Fess up, now. Where do you keep all your important family photos and letters?

In neatly designed scrapbooks and photo albums? Or are they in more modest trappings... say, maybe like shoe boxes? Don’t worry, I won’t wag my finger. Most of my memorabilia sits in plastic bins awaiting the day I’m inspired and energetic enough to sort and arrange it all in a manner befitting its importance. I know. Professional organizer that’s not so organized. Ironic? Yes. But shameful? Well, kinda... we work one day a week with a charming elderly gentleman, helping him organize his extensive memorabilia, so he can enjoy it in albums, scrapbooks, and on DVDs, and ultimately, so his children and grandchildren will one day have meaningful keepsakes of their family history.

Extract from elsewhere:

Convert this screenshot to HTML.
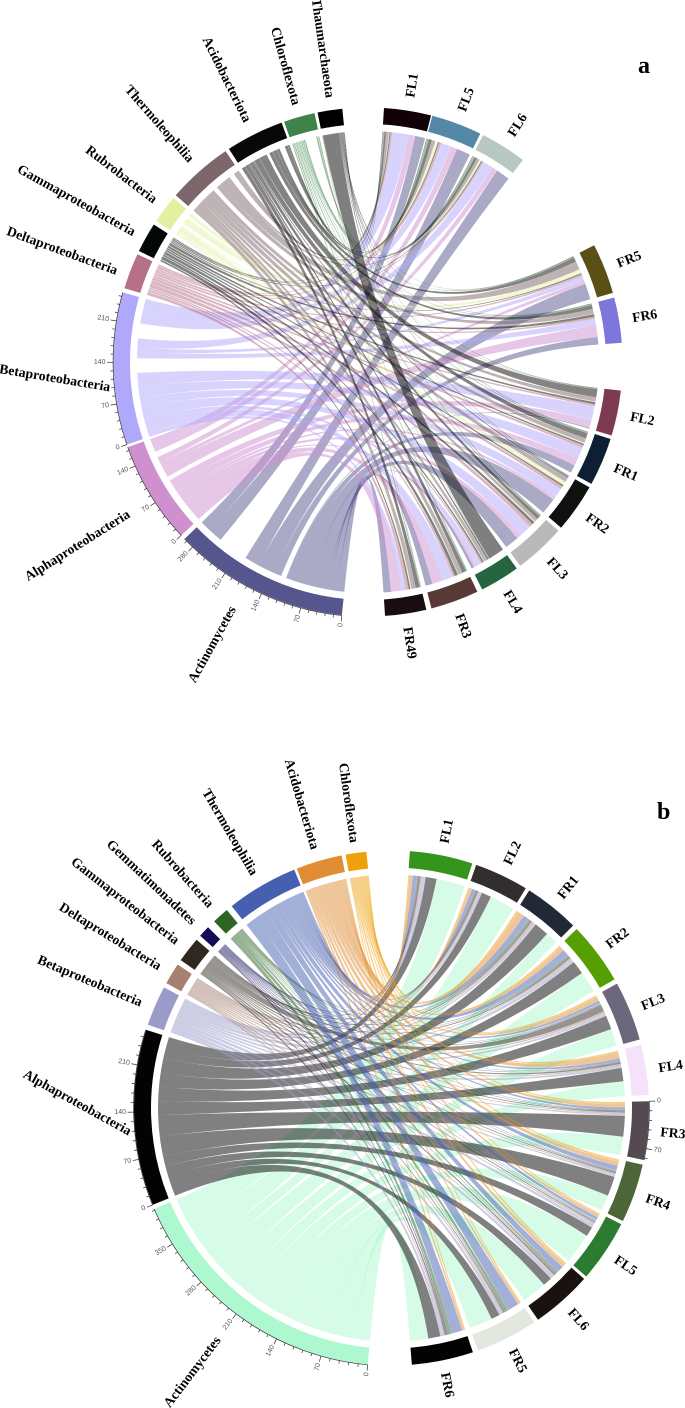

Wednesdays at 1:30, we ring the bell and our client opens the door in jeans, a flannel shirt, and suspenders, and his tiny white dog by his feet. He invites us, not just into his home, but into his life. As we sort through the hundreds of slides, photos, letters, and clippings, we meet our client’s relatives, colleagues, and friends. Each photo, every carefully written journal entry, tells a story, and our client fills in the details. We marvel at daguerreotypes from the 1800s. We reverently open and read the dancecards his mother saved from college “doings” a century ago. He shares with us his wedding, the births of his children, the houses they lived in, the trips they took, and the many moves they made as our client’s prodigious career took them from one great University to another.

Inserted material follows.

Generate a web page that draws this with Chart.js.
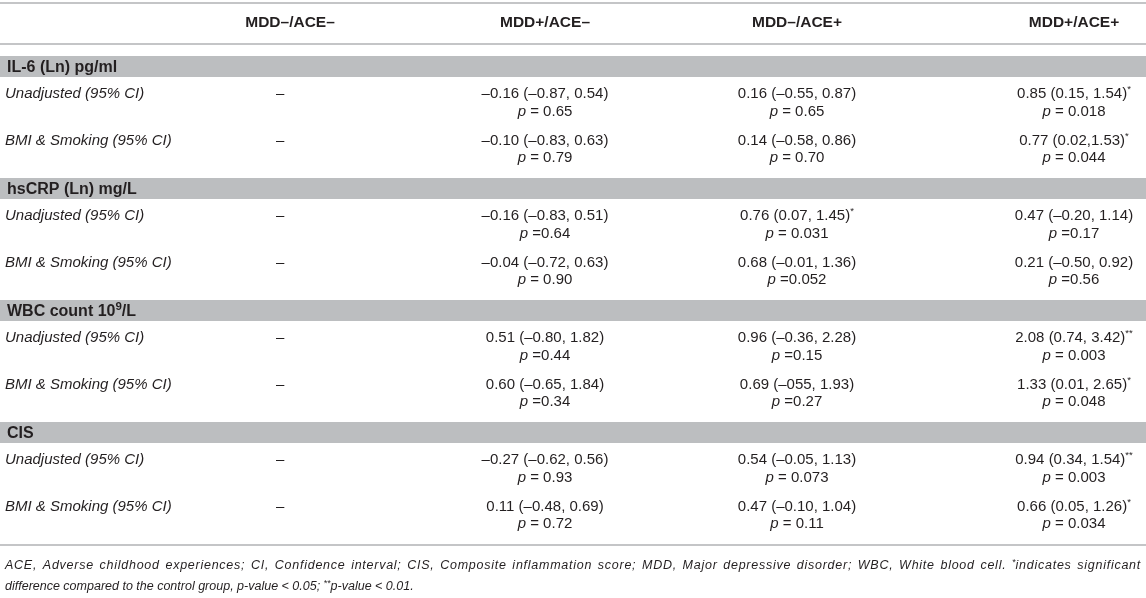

As we sort through these mementos, our client describes the special people in his life —secretaries, students, friends, children, patients, and even a waitress at Belle's Diner. One letter brought a rare sadness to his face, and he spoke of a colleague who presented him with a poorly written manuscript for our client’s comments. It was a letter he had agonized over. An old photo of a dog brings the smile back. It’s Albert, a beloved basset hound. The professional awards are endless. "I don’t know what to do with them," he says, shaking his head, still astonished that ever received them in the first place. The biggest award comes this year — a lifetime achievement award from an illustrious professional group. But the award he’s proudest of in his long career is a "Boss of the Year" certificate presented to him two decades ago. The scores of clippings about him and articles he penned, he saves out of duty for his children. But the ones he most wants to keep and re-read are the letters of recommendation and referrals he has written for others.

Have you ever spent an afternoon looking through family photos that aren’t organized? It gives you a time-tripping kind of feeling. There’s our client as a newborn baby. There he is in high school. Now he’s 5, playing in the snow. Now he’s at his retirement party. And here he sits at the dining table with us, smiling over memories. It’s like Kurt Vonnegut’s character, Billy Pilgrim, becoming “unstuck in time,” one moment giving a speech as an old man, the next moment in Dresden Germany during the war. If you do this long enough and often enough, it offers you a perspective that life is a collection of moments. That one happened after another becomes irrelevant. It’s a reminder that time is short and that the people we love are what matters. For us, browsing through this man’s history is a gift, because we have come to know him so well and to care about the people he loves — people we will never know.

Our client says we have helped him, and I’m glad. But he has done so much more for us. These Wednesday afternoons with him in his home, his little dog always by his side, have been among the most rewarding in my time at The Betty Brigade.